The first thing to address is staff augmentation. Staff augmentation is an outsourcing strategy which is used to resource a project and respond to business objectives. Companies evaluate the capabilities of existing staff and then determine which additional skills are required, essentially buying additional people, time and effort where required. However, the company still has to manage and handle all the overheads and training required for such staff to fit in and be useful to their objectives. As a result, it tends to be a positive solution if a project does not require any particular knowledge of a business or experience with any customised technologies that a company may already be using. However, on the downside, it is not very flexible and essentially creates an unofficial “employee” that is simply not formally listed on the company’s pay-roll.

Managed Services

The second alternative approach is outsourcing, especially the off-shoring variety.
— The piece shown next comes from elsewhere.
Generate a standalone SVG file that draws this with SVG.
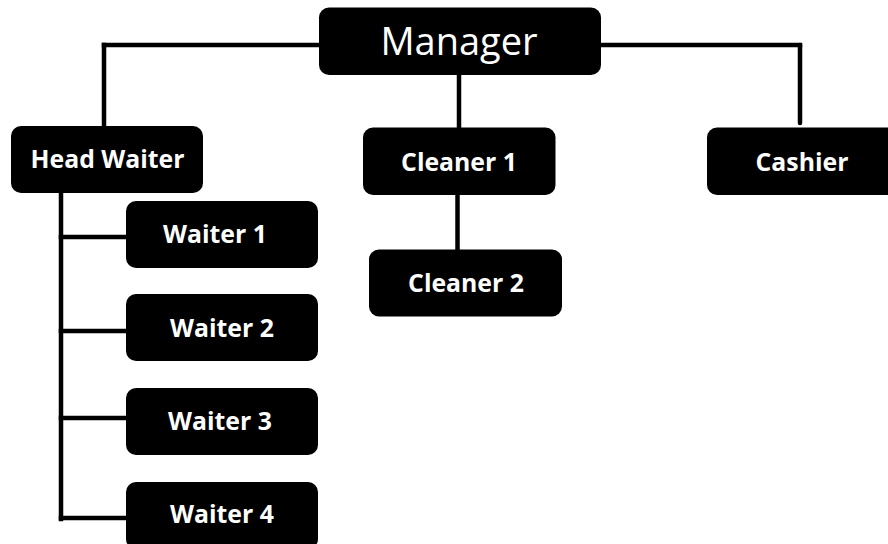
<svg xmlns="http://www.w3.org/2000/svg" width="888" height="544" viewBox="0 0 888 544">
<style>
.box{fill:#000}
.t{fill:#fff;font-family:"Open Sans","Liberation Sans",sans-serif;font-weight:700;font-size:24.8px;text-anchor:middle}
.tm{fill:#fff;font-family:"Open Sans","Liberation Sans",sans-serif;font-weight:400;font-size:38px;text-anchor:middle}
.c{stroke:#000;stroke-width:4.5;fill:none;stroke-linecap:square}
</style>
<rect width="888" height="544" fill="#fff"/>
<g id="connectors">
<path class="c" d="M104 45 H319"/>
<path class="c" d="M104 45 V126"/>
<path class="c" d="M601 45 H800"/>
<path d="M800 45 V123" stroke="#000" stroke-width="4.5" stroke-linecap="round" fill="none"/>
<path class="c" d="M459 75 V127"/>
<path class="c" d="M457.5 195 V249"/>
<path class="c" d="M61 193 V519"/>
<path class="c" d="M61 237 H126"/>
<path class="c" d="M61 331 H126"/>
<path class="c" d="M61 418 H126"/>
<path class="c" d="M61 518 H126"/>
</g>
<g id="manager"><rect class="box" x="319" y="7.5" width="282" height="67.5" rx="10"/><text class="tm" x="459" y="55">Manager</text></g>
<g id="head-waiter"><rect class="box" x="11" y="126" width="192" height="67" rx="10"/><text class="t" x="107.5" y="168">Head Waiter</text></g>
<g id="cleaner-1"><rect class="box" x="363" y="127.5" width="192.5" height="67.5" rx="10"/><text class="t" x="459" y="171">Cleaner 1</text></g>
<g id="cashier"><rect class="box" x="707" y="127.5" width="192" height="67.5" rx="10"/><text class="t" x="802" y="171">Cashier</text></g>
<g id="cleaner-2"><rect class="box" x="369" y="249.5" width="193" height="67" rx="10"/><text class="t" x="466" y="292">Cleaner 2</text></g>
<g id="waiter-1"><rect class="box" x="126" y="201" width="192" height="67" rx="10"/><text class="t" x="215" y="243">Waiter 1</text></g>
<g id="waiter-2"><rect class="box" x="126" y="294" width="192" height="67" rx="10"/><text class="t" x="222" y="337">Waiter 2</text></g>
<g id="waiter-3"><rect class="box" x="126" y="388" width="192" height="67" rx="10"/><text class="t" x="220" y="430">Waiter 3</text></g>
<g id="waiter-4"><rect class="box" x="126" y="482" width="192" height="67" rx="10"/><text class="t" x="222" y="523">Waiter 4</text></g>
</svg>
Outsourcing is often a seemingly more economically-viable solution, but sometimes creates unexpected problems that can undermine its economic advantages, such as the challenges presented by differences in time zones, cultural gaps, language barriers and even a lack of physical proximity.

An alternative to traditional long distance offshoring is therefore near-shoring. The benefits with nearshore outsourcing is that it provides all of the flexibility that off-shoring gives, but with the added bonus of easier communication (often with English as a working language), a greater likelihood of cultural compatibility, compliance with EU standards in Europe, physical proximity and a reduction in time zone differences.

Therefore, when it comes to companies optimising their software production, testing and servicing, mixing traditional employment contracts with modern ingredients like near-shoring solutions will help them to create a formula that Mr Wonka himself would be proud of.